Yesterday, forensic accountant and investor Harry Markopolis dropped a bombshell report which argues over the course of 170 pages that accounting fraud at General Electric is larger in scale than we saw with Enron, that the company is effectively out of operating capital, and will be unable to meet a $13 billion insurance reserve requirement in Q1 2021.
Direct link to the PDF report. Has summary, than a powerpoint slide deck.
Caveats: Reports similar to this are released all the time. It’s not an uncommon tactic of short-sellers to spin rumors and arguments so that the price of companies they have shorted go down, and many times corporations will make the argument that this information is released precisely to make the stock go down. And, the report discloses that it was written by an unnamed hedge fund, so Markopolos and his team aren’t doing this out of the goodness of their hearts. And, yes, the share price of GE has gone down. But it’s been going down for years (check the 5-year trend).

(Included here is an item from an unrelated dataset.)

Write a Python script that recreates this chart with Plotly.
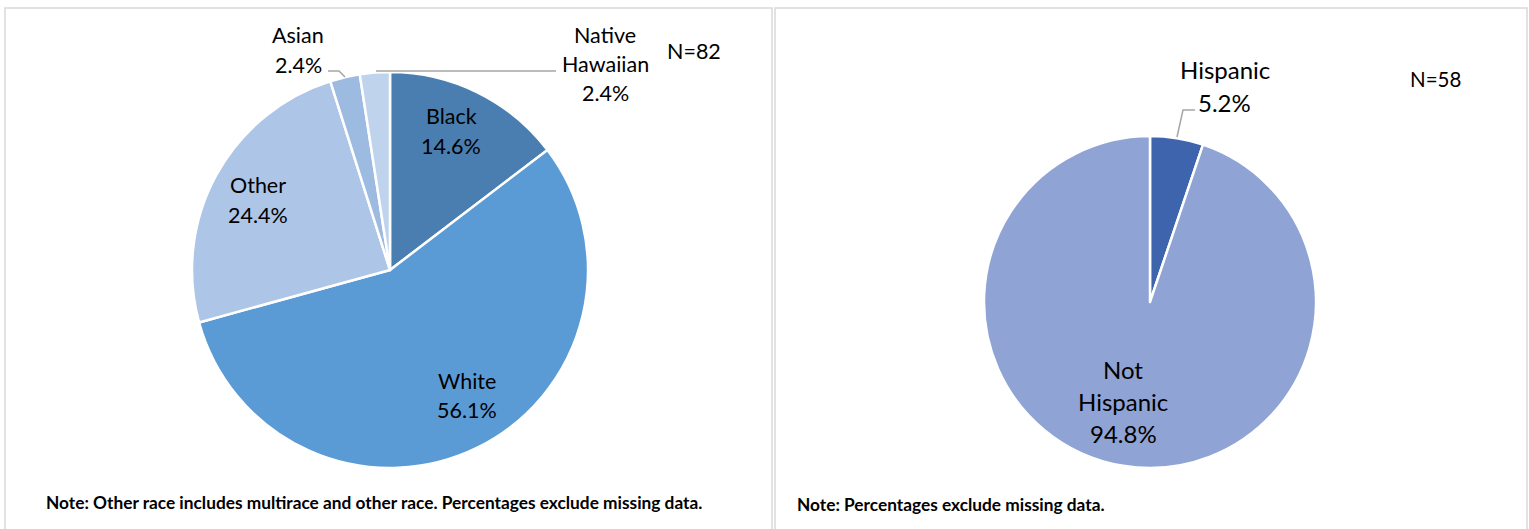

Caveat to the caveat: However, (1), Harry Markopolos is the guy who discovered the Madoff fraud… in 2002, 6 years prior to Madoff going down (the SEC ignored his repeated requests for investigation), (2) he specializes in insurance fraud and has not been wrong since the Madoff call, and (3) if the bad news isn’t there to begin with, the shorts couldn’t report it, pp&s.
All right, let’s get down to what this report says… and if GE collapses, this can be the discussion thread as well.
My guess: Markopolos is right. And we may not know for another year or so. But… I think not.
One last thing: There are two sides to this report - the insurance stuff and the Baker Hughes acquisition stuff. I’m much stronger on the insurance stuff, so if someone wants to step up on the M&A part of the report, that would be greatly appreciated.
Going to finish this off with some quotes from the summary, then respond with my view about the insurance side of it.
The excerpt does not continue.